Summary: A New Year’s sermon on what to expect in the coming year. One thing we can certain of: God is in control.
GET READY FOR A WILD RIDE!!!
The man woke up with a jolt. Turbulence had jostled the man from his slumber and painfully he recalled falling asleep on the arm of his seat. Flying for hours in the massive 747, the man in his delirium had forgotten where he was going.
“Do you have any idea where this flight is headed?” he asked the fellow beside him.
“Quiet! I’m watching the movie,” came the rude response. Obviously his neighbor did not share the same concerns. He replaced his headset and continued watching the movie, “Passenger 57” or something like it.
Still not comfortable with his situation, the first man stumbled out of his seat and began looking for like-minded passengers. As he pretended to head to the washroom, he scanned the faces of the various travelers in his economy class section, observing that some slept, some read books, and some watched the movie and others stared out the windows. But some, he noticed, looked agitated and ill at ease. He wondered if they had the same questions that rattled around in his mind.

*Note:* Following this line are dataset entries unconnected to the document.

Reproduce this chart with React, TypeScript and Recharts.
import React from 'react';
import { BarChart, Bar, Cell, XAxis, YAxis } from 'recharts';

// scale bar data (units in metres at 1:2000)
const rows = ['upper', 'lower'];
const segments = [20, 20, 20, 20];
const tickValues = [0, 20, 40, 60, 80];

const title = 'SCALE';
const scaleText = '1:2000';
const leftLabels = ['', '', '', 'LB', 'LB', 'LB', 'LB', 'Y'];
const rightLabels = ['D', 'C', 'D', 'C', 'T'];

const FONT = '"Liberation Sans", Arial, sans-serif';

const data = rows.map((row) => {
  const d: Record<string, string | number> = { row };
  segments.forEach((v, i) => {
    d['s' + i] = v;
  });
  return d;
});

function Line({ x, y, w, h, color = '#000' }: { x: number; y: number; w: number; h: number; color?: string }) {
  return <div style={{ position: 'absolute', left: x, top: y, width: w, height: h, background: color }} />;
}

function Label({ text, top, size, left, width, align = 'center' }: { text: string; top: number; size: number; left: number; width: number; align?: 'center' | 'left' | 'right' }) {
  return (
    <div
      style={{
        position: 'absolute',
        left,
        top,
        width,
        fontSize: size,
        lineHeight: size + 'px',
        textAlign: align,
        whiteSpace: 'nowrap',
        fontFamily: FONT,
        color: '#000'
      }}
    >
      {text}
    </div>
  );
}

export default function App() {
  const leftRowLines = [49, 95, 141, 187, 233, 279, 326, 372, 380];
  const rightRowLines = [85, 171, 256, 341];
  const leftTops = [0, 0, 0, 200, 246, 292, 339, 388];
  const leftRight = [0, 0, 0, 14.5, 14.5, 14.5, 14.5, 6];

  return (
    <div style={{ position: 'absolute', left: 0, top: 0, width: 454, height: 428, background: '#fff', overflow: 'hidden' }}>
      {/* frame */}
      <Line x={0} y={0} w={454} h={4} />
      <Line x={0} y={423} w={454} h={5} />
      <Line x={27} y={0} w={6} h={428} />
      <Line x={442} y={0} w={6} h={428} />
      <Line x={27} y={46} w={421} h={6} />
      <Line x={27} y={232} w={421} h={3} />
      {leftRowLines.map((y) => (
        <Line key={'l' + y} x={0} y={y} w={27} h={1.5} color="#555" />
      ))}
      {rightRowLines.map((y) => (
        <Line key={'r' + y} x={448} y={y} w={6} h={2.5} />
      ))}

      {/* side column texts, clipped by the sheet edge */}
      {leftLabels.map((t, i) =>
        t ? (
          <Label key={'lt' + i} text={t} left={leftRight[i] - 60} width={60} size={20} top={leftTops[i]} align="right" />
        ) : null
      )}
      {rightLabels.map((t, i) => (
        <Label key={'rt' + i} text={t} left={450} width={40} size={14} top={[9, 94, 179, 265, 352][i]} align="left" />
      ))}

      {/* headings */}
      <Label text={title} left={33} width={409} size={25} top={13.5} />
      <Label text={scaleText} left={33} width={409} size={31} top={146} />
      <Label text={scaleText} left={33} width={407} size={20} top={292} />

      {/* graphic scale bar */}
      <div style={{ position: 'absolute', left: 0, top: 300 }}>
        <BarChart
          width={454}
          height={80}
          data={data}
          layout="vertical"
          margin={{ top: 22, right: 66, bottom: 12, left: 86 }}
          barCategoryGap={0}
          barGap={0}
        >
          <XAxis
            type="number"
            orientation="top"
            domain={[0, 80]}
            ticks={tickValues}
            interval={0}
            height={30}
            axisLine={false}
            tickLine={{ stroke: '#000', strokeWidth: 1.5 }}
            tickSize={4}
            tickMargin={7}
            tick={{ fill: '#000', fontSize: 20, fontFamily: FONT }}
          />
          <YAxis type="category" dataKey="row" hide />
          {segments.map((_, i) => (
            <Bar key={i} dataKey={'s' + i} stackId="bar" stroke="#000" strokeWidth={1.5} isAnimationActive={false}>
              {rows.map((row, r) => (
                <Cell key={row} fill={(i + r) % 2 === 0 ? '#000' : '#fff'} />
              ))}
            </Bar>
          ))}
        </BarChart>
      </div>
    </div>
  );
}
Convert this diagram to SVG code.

At that moment, while uncertain he should broach the subject with these worried looking souls, the plane hit an air pocket and dropped like a rock. The experience was loud and painful. That settles it, he thought, I have to find out if someone has a clue what’s going on. And throwing inhibition aside he moved in.
“Excuse me; do you know where this flight is headed? I’ve looked out the windows and don’t recognize anything. Plus, with the air turbulence rattling this old crate, I’m sure I saw some rivets let loose. I can’t help but wonder if the pilot knows what he’s doing on top of all of this.” The words poured out so quickly, he wondered if he sounded like a lunatic. But he was soon reassured by the vigorous head bobbing in the affirmative of the four people he was addressing. They too wondered if there was intelligent life in the cockpit.
“Me and the Mrs. were just saying the same thing,” replied a senior gentleman, “Why back in the war we flew our crates with maps and this.” He tapped his noggin. “Now they fly these things with computers. Who can trust ‘em?”
“So which war was that? World War One?” quipped the young lady behind the elderly couple. But with a brief frown she was largely ignored.
Things got serious as the new friends talked in hushed tones about the rising crisis. They talked about the pilot’s skills and his ability to manage his crew. They talked about their observations of the terrain, or lack of it, outside their windows. They talked about the reliability of this particular aircraft. And with each detail they grew more and more anxious about their situation.
Finally it was decided that a committee should be struck to evaluate their present course, to look at a map someone just happened to bring along, and to come up with a contingency plan in case the crisis worsened. And someone needed to stand up as a spokesperson and go talk to the captain about these findings. Someone who they felt could speak the captain’s language.